Three New Year’s ‘revolutions’ for the media we’d love to see in 2022
What is it with New Year’s resolutions? I never make ’em, which means I never have to worry about breaking them. But that doesn’t mean that turning the calendar page doesn’t move me to daydream a little about what could be, especially in journalism.
We enter 2022 dancing on an inflection point, a tightrope, a fault line: pick your metaphor. I could explore plenty of perilous angles here—climate change, COVID, the fascist persistence of The Big Lie—but instead I’d like to reflect on the state of the media at large.
And so to start, I’m going to get a bit contrarian. Many cite the disintegration of mass media as a ground zero concern. But how is that possible when there’s more media to consume than at any point in recorded history? We can’t keep up. So in one sense, the greater issue involves the multiplication and splattering of information, a firehose of what you could call “massive media.”
In light of this, resolutions alone can’t cut it. What we need instead are New Year’s Revolutions, which imply not an individual’s withering will power in the face of frosted donuts, but rather a concerted effort to help change conditions for the better. Without posing as the Swami of Smart Solutions—I have a whole year’s worth of columns to do that—I’m going to focus on three areas where the dream could in fact take a turn towards reality. Areas where you, I and Qwoted can help.
1) Student journalists need mentoring.
Once upon a deadline, newsrooms were like the Italian bodegas of the Renaissance. I’m old enough to remember; the Philadelphia Inquirer of my cub reporter days was staffed by editors and staffers who cared just as much about passing on their wisdom and best practices as beating deadline.
The decimation of newspapers and their online equivalents circa 2022 means that before you finish this column, more institutional experience will walk out the door of your local newsroom, never to return. And with COVID-19 looking a lot more like COVID-22, some of our most promising scribes, photographers and investigators now work at home, talk to Zoom screens and hunger for connection.

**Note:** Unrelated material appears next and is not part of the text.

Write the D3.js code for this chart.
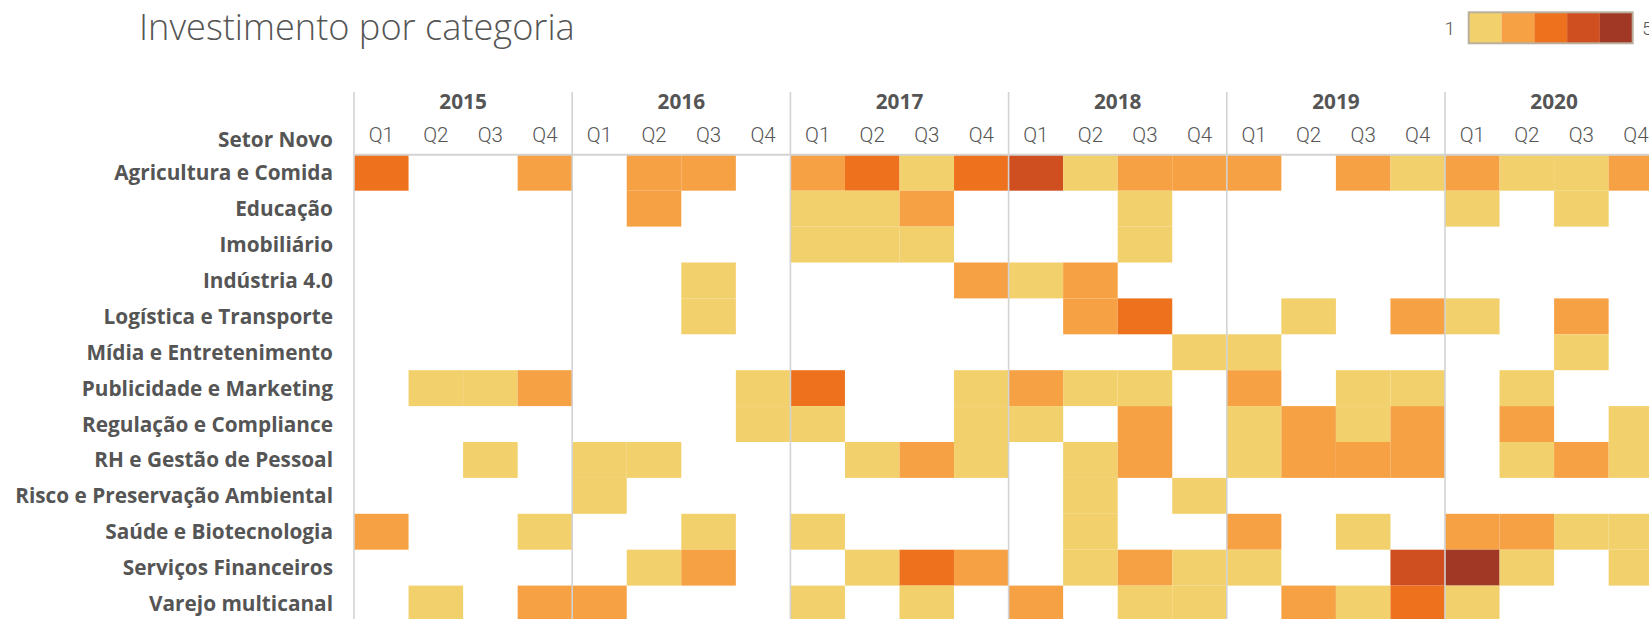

Qwoted’s Media Advisory Board spent a good part of 2021 looking at how we could expand the services we offer journalists. My hope is that this could be the year we pair up with college and J school programs to pair up those eager to learn with veterans desirous to teach. We can’t let the best practices of old turn into fodder for facetious media memes.

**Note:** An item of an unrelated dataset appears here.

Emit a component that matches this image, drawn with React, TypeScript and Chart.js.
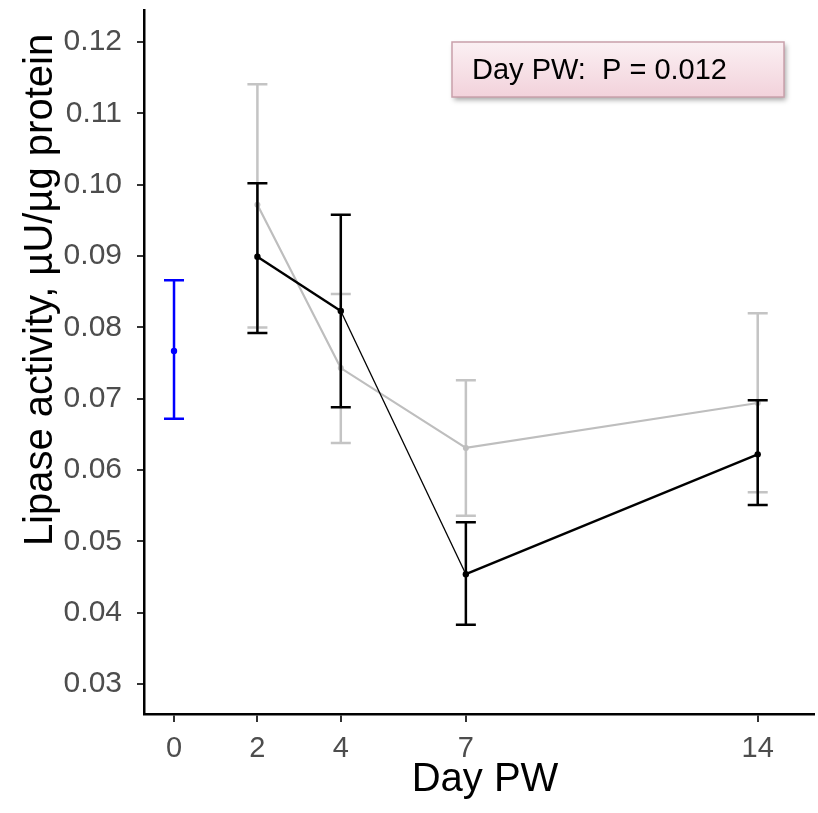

2) Community journalists need resources and exposure.
It’s easy to forget, even easier to plead ignorance to, how certain news stories of national and international importance break at the local level. I can’t think of a better example than with the murder of Ahmaud Arbery, whose death in February 2020 was all but forgotten until Larry Hobbs, a writer and reporter at The Brunswick News in Georgia, turned his attention to it. Without Hobbs, there’s no conviction of the three mole men now facing sentencing on Jan. 7.

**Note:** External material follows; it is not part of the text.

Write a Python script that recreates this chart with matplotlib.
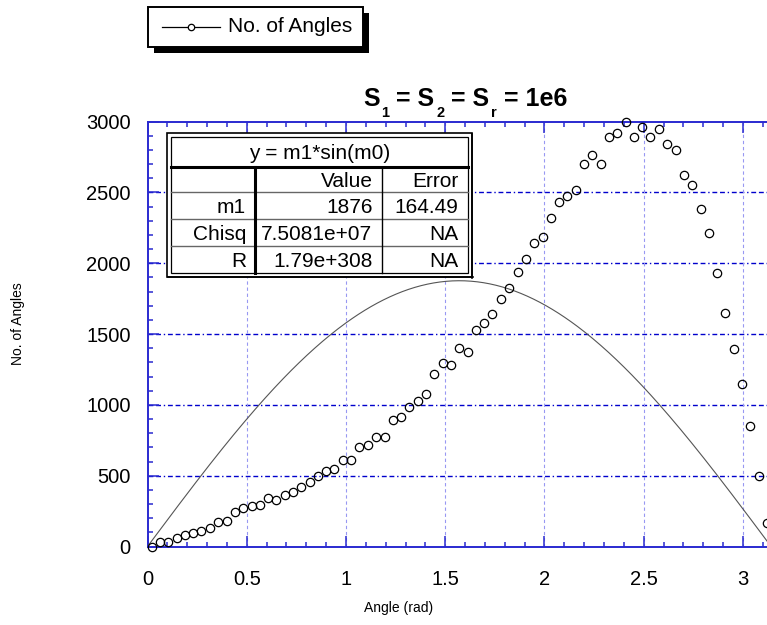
import numpy as np
import matplotlib.pyplot as plt
from matplotlib.lines import Line2D
from matplotlib.patches import Rectangle

plt.rcParams['font.family'] = ['Liberation Sans', 'DejaVu Sans']

# ----------------------------
# Data
# ----------------------------
angle = [0.021, 0.063, 0.105, 0.147, 0.188, 0.230, 0.272, 0.314, 0.356, 0.398,
         0.440, 0.482, 0.524, 0.565, 0.607, 0.649, 0.691, 0.733, 0.775, 0.817,
         0.859, 0.901, 0.942, 0.984, 1.026, 1.068, 1.110, 1.152, 1.194, 1.236,
         1.278, 1.319, 1.361, 1.403, 1.445, 1.487, 1.529, 1.571, 1.613, 1.655,
         1.696, 1.738, 1.780, 1.822, 1.864, 1.906, 1.948, 1.990, 2.032, 2.073,
         2.115, 2.157, 2.199, 2.241, 2.283, 2.325, 2.367, 2.409, 2.450, 2.492,
         2.534, 2.576, 2.618, 2.660, 2.702, 2.744, 2.786, 2.827, 2.869, 2.911,
         2.953, 2.995, 3.037, 3.079, 3.121]
n_angles = [0, 34, 29, 59, 82, 97, 112, 133, 171, 181,
            241, 270, 289, 294, 341, 326, 365, 388, 419, 455,
            496, 532, 550, 609, 614, 699, 720, 775, 775, 894,
            913, 984, 1024, 1080, 1219, 1292, 1280, 1403, 1374, 1530,
            1581, 1638, 1750, 1824, 1939, 2027, 2144, 2186, 2318, 2434,
            2473, 2518, 2699, 2767, 2699, 2888, 2916, 2994, 2889, 2960,
            2890, 2949, 2839, 2800, 2625, 2549, 2384, 2212, 1933, 1647,
            1393, 1149, 854, 496, 165]

# fit result: y = m1*sin(m0)
m1 = 1876
fit_title = "y = m1*sin(m0)"
col_labels = ["", "Value", "Error"]
row_labels = ["m1", "Chisq", "R"]
row_values = ["1876", "7.5081e+07", "1.79e+308"]
row_errors = ["164.49", "NA", "NA"]

x_ticks = [0, 0.5, 1, 1.5, 2, 2.5, 3]
y_ticks = [0, 500, 1000, 1500, 2000, 2500, 3000]

blue = "#2a2ad0"
W, H = 767, 625

fig = plt.figure(figsize=(W / 100, H / 100), dpi=100)
ax = fig.add_axes([147.5 / W, 1 - 546.5 / H, 623.6 / W, 425 / H])

# fit curve
xf = np.linspace(0, np.pi, 400)
ax.plot(xf, m1 * np.sin(xf), color="#555555", lw=0.8, zorder=3)

# data points
ax.plot(angle, n_angles, ls="none", marker="o", ms=6, mfc="none",
        mec="black", mew=0.9, clip_on=False, zorder=4)

ax.set_xlim(0, np.pi)
ax.set_ylim(0, 3000)
ax.set_xticks(x_ticks)
ax.set_xticklabels(["0", "0.5", "1", "1.5", "2", "2.5", "3"])
ax.set_yticks(y_ticks)
ax.set_xticks(np.arange(0, 3.15, 0.1), minor=True)
ax.set_yticks(np.arange(0, 3001, 100), minor=True)

for side in ["top", "left", "bottom"]:
    ax.spines[side].set_color(blue)
    ax.spines[side].set_linewidth(1.4)
ax.spines["right"].set_visible(False)

ax.tick_params(which="both", direction="in", top=True, right=False, color=blue, width=1.1)
ax.tick_params(which="major", length=8)
ax.tick_params(which="minor", length=3.6)
ax.tick_params(axis="x", which="major", pad=17, labelsize=14.5)
ax.tick_params(axis="y", which="major", pad=12, labelsize=14.5)

# grid
for yv in y_ticks[1:-1]:
    ax.axhline(yv, color="#0000cc", lw=1, ls=(0, (3.5, 2, 3.5, 2, 1, 2)), zorder=1)
for xv in x_ticks[1:]:
    ax.axvline(xv, color="#9898f2", lw=0.8, ls=(0, (3, 2.5)), zorder=1)

# axis labels
fig.text(18 / W, 1 - 324 / H, "No. of Angles", rotation=90, fontsize=10,
         ha="center", va="center")
fig.text(399 / W, 1 - 608 / H, "Angle (rad)", fontsize=10, ha="center", va="center")

# title with lowered subscripts
title_parts = [("1", True), (" = S", False), ("2", True), (" = S", False),
               ("r", True), (" = 1e6", False)]
base = fig.text(363 / W, 1 - 106 / H, "S", fontsize=18, fontweight="bold",
                ha="left", va="baseline")
prev = base
for txt, sub in title_parts:
    if sub:
        prev = ax.annotate(txt, xy=(1, 0), xycoords=(prev, base), xytext=(1.2, -4.5),
                           textcoords="offset points", fontsize=10.5,
                           fontweight="bold", ha="left", va="baseline")
    else:
        prev = ax.annotate(txt, xy=(1, 0), xycoords=(prev, base), xytext=(0, 0),
                           textcoords="offset points", fontsize=18,
                           fontweight="bold", ha="left", va="bottom")

# overlay in pixel coords for legend and table
ov = fig.add_axes([0, 0, 1, 1], zorder=5)
ov.set_xlim(0, W)
ov.set_ylim(H, 0)
ov.axis("off")

# legend box
ov.add_patch(Rectangle((154, 13), 215, 40, facecolor="black", edgecolor="none"))
ov.add_patch(Rectangle((148, 7), 215, 40, facecolor="white", edgecolor="black", lw=1.4))
ov.add_line(Line2D([162, 220], [27, 27], color="black", lw=0.9))
ov.plot([191], [27], marker="o", ms=4.6, mfc="white", mec="black", mew=0.9)
ov.text(228, 27, "No. of Angles", fontsize=15, ha="left", va="center")

# parameter table
tx0, tx1, ty0, ty1 = 170.7, 468.3, 136.7, 272.7
ov.add_patch(Rectangle((167.3, 133.3), 305, 143.4, facecolor="white",
                       edgecolor="black", lw=1.2))
ov.add_line(Line2D([472.3, 472.3], [134, 277.5], color="black", lw=1.2))
ov.add_line(Line2D([167.5, 472.8], [276.9, 276.9], color="black", lw=1.2))
ov.add_patch(Rectangle((tx0, ty0), tx1 - tx0, ty1 - ty0, facecolor="white",
                       edgecolor="black", lw=0.9))
ov.add_line(Line2D([tx0, tx1], [166.7, 166.7], color="black", lw=2.2))
for yl in [191.7, 219.0, 245.7]:
    ov.add_line(Line2D([tx0, tx1], [yl, yl], color="#666666", lw=1.0))
ov.add_line(Line2D([255, 255], [166.7, ty1], color="black", lw=2.2))
ov.add_line(Line2D([381.7, 381.7], [166.7, ty1], color="black", lw=1.0))

ov.text((tx0 + tx1) / 2, 151.7 + 7.4, fit_title, fontsize=15, ha="center", va="baseline")
col_right = [246, 372.5, 458]
row_mid = [179.2, 205.3, 232.3, 259.2]
table_rows = [col_labels] + [[a, b, c] for a, b, c in zip(row_labels, row_values, row_errors)]
for r, cells in enumerate(table_rows):
    for c, cell in enumerate(cells):
        ov.text(col_right[c], row_mid[r] + 7.4, cell, fontsize=15, ha="right", va="baseline")

fig.savefig("out.png", dpi=100)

For every intrepid reporter like Hobbs, scores and scores more lack the funding, tools and time to get these kinds of stories into the spotlight. Money is so often hard to come by in these instances; journalists across the board are an underpaid lot. But could they be granted access to costly tools such as LexisNexis or crime databases? Or connected to student reporters who could serve as valuable researchers and interns? If there’s failure here, it is only a failure of the imagination.
3) Social media needs policing.
The bold revelations of Frances Haugen have done little to stop Facebook’s tyrannical march, as in Tyrannosaurus rex. Yes, Meta’s stock is down nearly 13 percent since Haugen went public with her documents in the Wall Street Journal. But we’re also taking about a company that sometime in 2022 will likely hit $1 trillion in worth. Think about that. A trillion dollars. Companies with that much filthy lucre aren’t used to letting little things like, oh, election lies, hate speech and teenage depression get in the way of a Meta good time.
Because the media’s attention span is so short—and social media has usurped traditional media for far too many—the hammer needs to fall on Facebook and its ilk repeatedly, incessantly and persuasively. Mark Zuckerberg isn’t about to police his company any more than confess that he swiped the idea for Facebook from some Harvard classmates. I’d love to see the Journal perform the same feat with Facebook that it managed with Theranos, thanks to the stellar, courageous work of John Carreyrou.
This is not just a matter of forming a Facebook beat, by the way. It demands following the lead of Haugen’s verifiable documents to the doorstep of an irresponsible company that has already inflicted great harm on a nation’s democracy and collective mental health. Nor can Congress be counted on to step in here.
It’s not just another big story we’re talking about, either. Rather, it’s a chance for the news media—doing what it does best—to shine light on the evils of a pseudo-media outlet that refuses to stop doing its worst.
Whatever is to happen in the year ahead, we must focus not on why things are impossible but rather how we can turn these possibilities into realities. I’m including myself in this, or course. I have to. After all, if I were to judge myself on the ability to resist a quadruple chocolate doughnut, I’m not fit for resolution or revolution … and arguably, just not fit.